SPhD: What kind of comics did you like to read?

AT: Yeah, first, before I got into what you would call more “serious” comics, I was way into X-Men. All the mutant stuff: X-Men, X-Force, New Mutants, anything that was mutant related. I got into Batman, Spiderman, but mainly all the mutant stuff I really loved. Then in terms of writing, when I initially read comics as a kid, I might recognize the writer’s name, but I wasn’t buying stuff because of the writer. But the first time I really started paying attention to writers’ names was when I read Frank Miller’s Dark Knight Returns. And I was like, “I want to buy everything that this guy wrote. I need to read more of what this guy wrote.” So I started reading his Daredevil stuff, then I read Alan Moore’s Swamp Thing. And that led me to Watchmen and a lot of his other work. And I began paying more attention to who was writing these things. So it all kind of blended together in terms of writing influences. Frank Miller, Alan Moore, Star Wars was huge, all of the George Lucas/Spielberg early stuff.

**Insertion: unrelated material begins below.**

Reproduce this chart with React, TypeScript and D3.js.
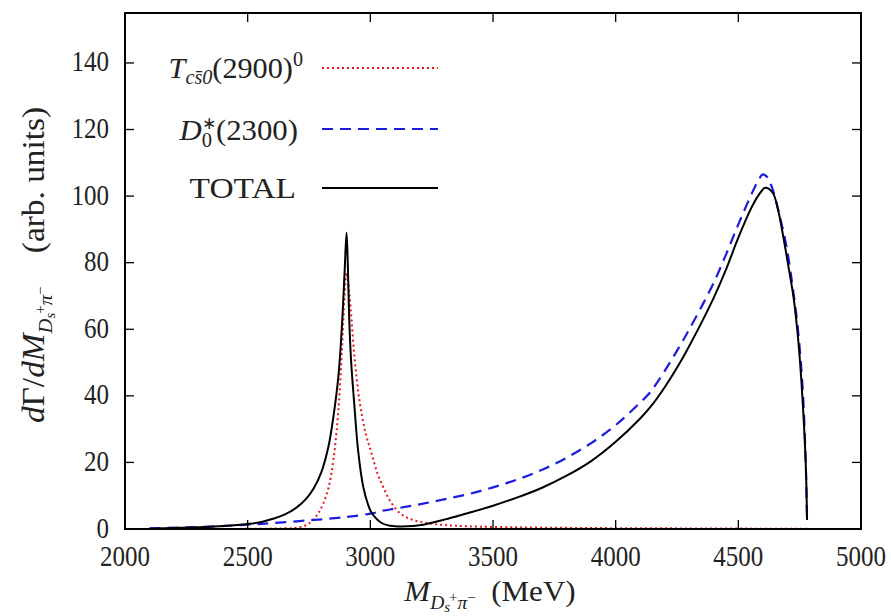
import React from "react";
import * as d3 from "d3";

// ---- data (MeV, arb. units) ----
const totalMass = [2100, 2200, 2300, 2400, 2500, 2550, 2600, 2650, 2700, 2740, 2770, 2800, 2830, 2850, 2870, 2885, 2895, 2903, 2908, 2914, 2922, 2933, 2951, 2971, 2990, 3006, 3046, 3080, 3150, 3200, 3250, 3300, 3350, 3400, 3500, 3600, 3700, 3800, 3900, 4000, 4100, 4140, 4200, 4275, 4300, 4350, 4400, 4450, 4500, 4550, 4580, 4610, 4640, 4660, 4684, 4705, 4725, 4740, 4752, 4762, 4772, 4777, 4780];
const totalValue = [0.1, 0.3, 0.5, 0.9, 1.5, 2.0, 3.0, 4.3, 6.5, 9.2, 12.3, 17, 25, 34, 46, 62, 77, 89, 80, 63, 50, 39, 23, 12.7, 7.5, 4.8, 1.8, 1.0, 0.8, 1.1, 1.9, 2.8, 3.75, 4.8, 7.0, 9.5, 12.4, 16, 20.4, 26.2, 33.2, 36.5, 42.6, 51.6, 55, 62, 69.5, 78, 87.5, 96, 100, 102.5, 101, 96.5, 87.5, 78.5, 69.6, 60, 49.7, 38.5, 24.7, 14, 2.7];

const d0Mass = [2100, 2300, 2500, 2600, 2750, 2900, 3000, 3052, 3100, 3200, 3300, 3400, 3500, 3600, 3700, 3800, 3900, 4000, 4100, 4140, 4200, 4275, 4300, 4350, 4400, 4450, 4500, 4550, 4580, 4600, 4620, 4640, 4670, 4697, 4720, 4740, 4755, 4765, 4772, 4777, 4780];
const d0Value = [0.2, 0.6, 1.3, 1.8, 2.6, 3.6, 4.6, 5.5, 6.1, 7.4, 8.9, 10.5, 12.5, 14.9, 17.8, 21.4, 25.8, 31.2, 38, 41, 47.5, 56.7, 60, 66.8, 74, 82.5, 91.5, 100, 104.5, 106.5, 105.5, 102, 93.6, 84.6, 73.5, 62, 50, 38.5, 26, 14, 2.7];

const tcsMass = [2100, 2500, 2650, 2700, 2740, 2770, 2790, 2810, 2830, 2850, 2870, 2885, 2895, 2903, 2910, 2920, 2935, 2955, 2980, 3005, 3030, 3052, 3080, 3120, 3170, 3230, 3300, 3400, 3600, 3800, 4000, 4200, 4400, 4600, 4780];
const tcsValue = [0, 0.05, 0.2, 0.4, 1.2, 3, 5, 8, 12.5, 21, 36, 55, 70, 77, 74, 66, 52, 39, 29, 22.7, 16.5, 12.7, 8.5, 4.8, 2.8, 1.8, 1.2, 0.8, 0.5, 0.35, 0.25, 0.2, 0.15, 0.1, 0.05];

const xTicks = [2000, 2500, 3000, 3500, 4000, 4500, 5000];
const yTicks = [0, 20, 40, 60, 80, 100, 120, 140];

const W = 891;
const H = 616;
const FONT = "Liberation Serif";
const RED = "#e8141c";
const BLUE = "#1c1ce0";

function MassSub({ big, small }: { big: number; small: number }) {
  return (
    <>
      <tspan fontStyle="italic" fontSize={big} dy={7}>
        D
      </tspan>
      <tspan fontStyle="italic" fontSize={small} dy={3}>
        s
      </tspan>
      <tspan fontSize={small} dx={-1} dy={-9}>
        +
      </tspan>
      <tspan fontStyle="italic" fontSize={big} dy={6}>
        {"\u03c0"}
      </tspan>
      <tspan fontSize={small} dy={-6}>
        {"\u2212"}
      </tspan>
    </>
  );
}

export default function App() {
  const x = d3.scaleLinear().domain([2000, 5000]).range([125, 861]);
  const y = d3.scaleLinear().domain([0, 155]).range([529, 13]);

  const mk = (ms: number[], vs: number[]) =>
    d3
      .line<number>()
      .x((_, i) => x(ms[i]))
      .y((v) => y(Math.max(0, v)))
      .curve(d3.curveCatmullRom.alpha(0.5))(vs) as string;

  const tcsPath = mk(tcsMass, tcsValue);
  const d0Path = mk(d0Mass, d0Value);
  const totPath = mk(totalMass, totalValue);

  const [x0, x1] = x.range();
  const [yb, yt] = y.range();
  const tl = 9;
  const sy = 1.16;

  return (
    <svg
      width={W}
      height={H}
      style={{ position: "absolute", left: 0, top: 0, background: "#fff", fontFamily: FONT }}
    >
      <rect x={0} y={0} width={W} height={H} fill="#fff" />
      {/* curves */}
      <path d={tcsPath} fill="none" stroke={RED} strokeWidth={2} strokeDasharray="2,3" />
      <path d={d0Path} fill="none" stroke={BLUE} strokeWidth={2.2} strokeDasharray="11,7" />
      <path d={totPath} fill="none" stroke="#000" strokeWidth={2} />

      {/* ticks */}
      {xTicks.map((t) => (
        <g key={"xt" + t}>
          <line x1={x(t)} x2={x(t)} y1={yb} y2={yb - tl} stroke="#000" strokeWidth={1.3} />
          <line x1={x(t)} x2={x(t)} y1={yt} y2={yt + tl} stroke="#000" strokeWidth={1.3} />
          <g transform={`translate(${x(t)},${566}) scale(1,${sy})`}>
            <text textAnchor="middle" fontSize={25} fill="#222">
              {t}
            </text>
          </g>
        </g>
      ))}
      {yTicks.map((t) => (
        <g key={"yt" + t}>
          <line x1={x0} x2={x0 + tl} y1={y(t)} y2={y(t)} stroke="#000" strokeWidth={1.3} />
          <line x1={x1} x2={x1 - tl} y1={y(t)} y2={y(t)} stroke="#000" strokeWidth={1.3} />
          <g transform={`translate(${109},${y(t) + 8.5}) scale(1,${sy})`}>
            <text textAnchor="end" fontSize={25} fill="#222">
              {t}
            </text>
          </g>
        </g>
      ))}

      {/* frame */}
      <rect x={x0} y={yt} width={x1 - x0} height={yb - yt} fill="none" stroke="#000" strokeWidth={2} />

      {/* legend */}
      <g transform={`translate(303,78) scale(1.12,1.12)`}>
        <text textAnchor="end" fontSize={27} fill="#222">
          <tspan fontStyle="italic">T</tspan>
          <tspan fontStyle="italic" fontSize={18} dy={5}>
            {"cs\u03040"}
          </tspan>
          <tspan dy={-5}>(2900)</tspan>
          <tspan fontSize={18} dy={-11}>
            0
          </tspan>
        </text>
      </g>
      <line x1={322} x2={438} y1={68} y2={68} stroke={RED} strokeWidth={2} strokeDasharray="2,3" />

      <g transform={`translate(298,140) scale(1.14,1.12)`}>
        <text textAnchor="end" fontSize={27} fill="#222">
          <tspan fontStyle="italic">D</tspan>
          <tspan fontSize={18} dy={6}>
            0
          </tspan>
          <tspan fontSize={15} dx={-9} dy={-16}>
            {"\u2217"}
          </tspan>
          <tspan dy={10}>(2300)</tspan>
        </text>
      </g>
      <line x1={322} x2={438} y1={129} y2={129} stroke={BLUE} strokeWidth={2.2} strokeDasharray="11,7" />

      <g transform={`translate(296,198) scale(1.24,1.12)`}>
        <text textAnchor="end" fontSize={27} fill="#222">
          TOTAL
        </text>
      </g>
      <line x1={322} x2={438} y1={188} y2={188} stroke="#000" strokeWidth={2} />

      {/* x label */}
      <g transform={`translate(490,601) scale(1.15,1.1)`}>
        <text textAnchor="middle" fontSize={27} fill="#222">
          <tspan fontStyle="italic">M</tspan>
          <MassSub big={17} small={13} />
          <tspan dy={-1}>{"\u2002(MeV)"}</tspan>
        </text>
      </g>

      {/* y label */}
      <g transform={`translate(44,265) rotate(-90) scale(1.15,1.1)`}>
        <text textAnchor="middle" fontSize={29} fill="#222">
          <tspan fontStyle="italic">d</tspan>
          <tspan>Γ</tspan>
          <tspan>/</tspan>
          <tspan fontStyle="italic">dM</tspan>
          <MassSub big={18} small={13} />
          <tspan dy={-1}>{"\u2003(arb. units)"}</tspan>
        </text>
      </g>
    </svg>
  );
}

SPhD: It sounds like you’ve been able to really combine your love of comic books and graphic novels with screenwriting. And in my generation, it seems like there’s this whole slew of movies that are going back to the graphic novels and the Golden Age serials. What do you think it is about this genre that so lends them to the cinematic experience?

AT: Well, I think you’re giving a lot of credit there to people. I’m talking about on the development side. Yeah, some of it is deserved, where you get people who recognize a piece of material that could translate to the screen. I think at this point, it’s just another source of material. Certainly there’s been a bunch of graphic novels that have been successful as movies, and of course anytime that happens people are just going to jump on that bandwagon. And they’re not necessarily comic book fans or anything like that. And in a very basic way, it’s a storyboarded thing. Like, “Look there’s pictures!” so you can have some reference. But I’d say it’s more a bandwagon at this point. Hollywood is always hedging their bets, Hollywood is always making the safer decision.

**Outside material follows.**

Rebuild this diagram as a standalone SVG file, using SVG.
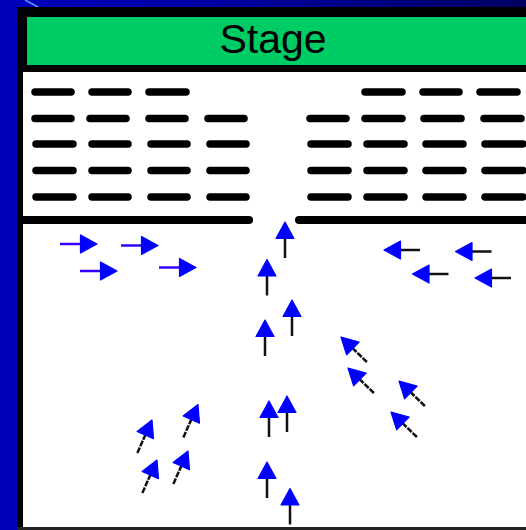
<svg xmlns="http://www.w3.org/2000/svg" xmlns:xlink="http://www.w3.org/1999/xlink" width="526" height="530" viewBox="0 0 526 530">
<style>
.seat{stroke:#000;stroke-width:7.5;stroke-linecap:round}
.barrier{stroke:#000;stroke-width:8;stroke-linecap:round}
.head{fill:#0000ff;stroke:#0000ff;stroke-width:1.2;stroke-linejoin:round}
.shaftK{stroke:#111;stroke-width:2.5}
.shaftB{stroke:#3300ff;stroke-width:2.5}
.shaftD{stroke:#111;stroke-width:2.5;stroke-dasharray:6 1.2}
.label{font-family:"Liberation Sans",Arial,sans-serif;font-size:41px;fill:#000}
</style>
<defs>
<linearGradient id="bg" x1="0" y1="0" x2="1" y2="0">
<stop offset="0" stop-color="#0000bb"/>
<stop offset="0.4" stop-color="#0000a4"/>
<stop offset="1" stop-color="#000062"/>
</linearGradient>
<g id="arrK"><line class="shaftK" x1="-36" y1="0" x2="-14" y2="0"/><path class="head" d="M0,0 L-16.5,-9 L-16.5,9 Z"/></g>
<g id="arrB"><line class="shaftB" x1="-37" y1="0" x2="-14" y2="0"/><path class="head" d="M0,0 L-16.5,-9 L-16.5,9 Z"/></g>
<g id="arrD"><line class="shaftD" x1="-36" y1="0" x2="-14" y2="0"/><path class="head" d="M0,0 L-16.5,-9 L-16.5,9 Z"/></g>
</defs>
<rect x="0" y="0" width="526" height="530" fill="url(#bg)"/>
<line x1="25" y1="0" x2="38" y2="7" stroke="#5599ff" stroke-width="1.5"/>
<g id="frame">
<rect x="17" y="7" width="509" height="523" fill="#000"/>
<rect x="23" y="72" width="503" height="455" fill="#fff"/>
<rect x="0" y="527" width="526" height="3" fill="#222"/>
<rect x="0" y="0" width="17" height="530" fill="#0000bb"/>
</g>
<g id="stage">
<rect x="27" y="17" width="499" height="48" fill="#00cc66"/>
<text class="label" x="273" y="52.5" text-anchor="middle">Stage</text>
</g>
<g id="seats">
<line class="seat" x1="35" y1="92" x2="71" y2="92"/>
<line class="seat" x1="92" y1="92" x2="128" y2="92"/>
<line class="seat" x1="149" y1="92" x2="186" y2="92"/>
<line class="seat" x1="35" y1="118.5" x2="71" y2="118.5"/>
<line class="seat" x1="90" y1="118.5" x2="126" y2="118.5"/>
<line class="seat" x1="149" y1="118.5" x2="185" y2="118.5"/>
<line class="seat" x1="208" y1="118.5" x2="244" y2="118.5"/>
<line class="seat" x1="36" y1="144" x2="73" y2="144"/>
<line class="seat" x1="92" y1="144" x2="128" y2="144"/>
<line class="seat" x1="151" y1="144" x2="187" y2="144"/>
<line class="seat" x1="210" y1="144" x2="246" y2="144"/>
<line class="seat" x1="36" y1="170.5" x2="73" y2="170.5"/>
<line class="seat" x1="92" y1="170.5" x2="128" y2="170.5"/>
<line class="seat" x1="151" y1="170.5" x2="187" y2="170.5"/>
<line class="seat" x1="210" y1="170.5" x2="246" y2="170.5"/>
<line class="seat" x1="36" y1="197" x2="73" y2="197"/>
<line class="seat" x1="92" y1="197" x2="128" y2="197"/>
<line class="seat" x1="151" y1="197" x2="187" y2="197"/>
<line class="seat" x1="210" y1="197" x2="246" y2="197"/>
<line class="seat" x1="365" y1="92" x2="402" y2="92"/>
<line class="seat" x1="423" y1="92" x2="459" y2="92"/>
<line class="seat" x1="480" y1="92" x2="517" y2="92"/>
<line class="seat" x1="310" y1="118.5" x2="346" y2="118.5"/>
<line class="seat" x1="365" y1="118.5" x2="402" y2="118.5"/>
<line class="seat" x1="424" y1="118.5" x2="461" y2="118.5"/>
<line class="seat" x1="484" y1="118.5" x2="521" y2="118.5"/>
<line class="seat" x1="311" y1="144" x2="348" y2="144"/>
<line class="seat" x1="367" y1="144" x2="404" y2="144"/>
<line class="seat" x1="426" y1="144" x2="463" y2="144"/>
<line class="seat" x1="485" y1="144" x2="523" y2="144"/>
<line class="seat" x1="311" y1="170.5" x2="348" y2="170.5"/>
<line class="seat" x1="367" y1="170.5" x2="404" y2="170.5"/>
<line class="seat" x1="426" y1="170.5" x2="463" y2="170.5"/>
<line class="seat" x1="485" y1="170.5" x2="523" y2="170.5"/>
<line class="seat" x1="311" y1="197" x2="348" y2="197"/>
<line class="seat" x1="367" y1="197" x2="404" y2="197"/>
<line class="seat" x1="426" y1="197" x2="463" y2="197"/>
<line class="seat" x1="485" y1="197" x2="523" y2="197"/>
<line class="barrier" x1="23" y1="220" x2="249" y2="220"/>
<line class="barrier" x1="299" y1="220" x2="530" y2="220"/>
</g>
<g id="arrows">
<use xlink:href="#arrB" transform="translate(97,244)"/>
<use xlink:href="#arrB" transform="translate(158,245.5)"/>
<use xlink:href="#arrB" transform="translate(117,271)"/>
<use xlink:href="#arrB" transform="translate(196,267.5)"/>
<use xlink:href="#arrK" transform="translate(384,250) rotate(180)"/>
<use xlink:href="#arrK" transform="translate(455.5,251.5) rotate(180)"/>
<use xlink:href="#arrK" transform="translate(412.5,274) rotate(180)"/>
<use xlink:href="#arrK" transform="translate(475,278) rotate(180)"/>
<use xlink:href="#arrK" transform="translate(285,222) rotate(-90)"/>
<use xlink:href="#arrK" transform="translate(267,259.5) rotate(-90)"/>
<use xlink:href="#arrK" transform="translate(292,300) rotate(-90)"/>
<use xlink:href="#arrK" transform="translate(265,320) rotate(-90)"/>
<use xlink:href="#arrK" transform="translate(269,401) rotate(-90)"/>
<use xlink:href="#arrK" transform="translate(287,396) rotate(-90)"/>
<use xlink:href="#arrK" transform="translate(267,462) rotate(-90)"/>
<use xlink:href="#arrK" transform="translate(290,488.5) rotate(-90)"/>
<use xlink:href="#arrD" transform="translate(152,420) rotate(-66)"/>
<use xlink:href="#arrD" transform="translate(198,404.5) rotate(-66)"/>
<use xlink:href="#arrD" transform="translate(157,460) rotate(-66)"/>
<use xlink:href="#arrD" transform="translate(188,451) rotate(-66)"/>
<use xlink:href="#arrD" transform="translate(341,337) rotate(-136)"/>
<use xlink:href="#arrD" transform="translate(348,368) rotate(-136)"/>
<use xlink:href="#arrD" transform="translate(399,381) rotate(-136)"/>
<use xlink:href="#arrD" transform="translate(391,412) rotate(-136)"/>
</g>
</svg>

SPhD: Tell me a bit about the current project you’re working on. I know we heard a bit about it at the LA Film Festival earlier this summer.

AT: I’m working on Battling Boy right now. It’s been an interesting and fun process to work with Paul Pope. With anything in the film business, all I can do is my job, which is to write the best film script that I can, and getting a movie made is like winning the lottery. There’s so many moving parts.

SPhD: And you’re writing the movie at the same time as the graphic novel is being written, right?

AT: Yeah, I think the novel is getting released next year. I’m not sure what percentage [Paul] is done with, but it’s in the process. So that’s been interesting for both of us, but a lot of fun because he’s a great guy and really visionary.

SPhD: Anything else you’re really excited about that you’re working on?

AT: I sold a TV pilot and I’m going to have to start working on that. And we’ll see if any of the projects that I’ve finished a script for get made.

SPhD: Can you reveal…. comedy, drama?

AT: It’s going to be a drama, for FX. And I haven’t started writing it yet, so I’m going to have to get started on that soon.

SPhD: Well it sounds like you are very sci-fi/comic oriented, so if and when any of that pans out, you are more than welcome to come back and talk about that with us anytime you’d like! Alex, we wish you the best of luck in the future. Thanks so much.

AT: Thank you very much.

Watchmen (the theatrical cut and the extended Director’s cut) was released on DVD and Blu-Ray July 21st.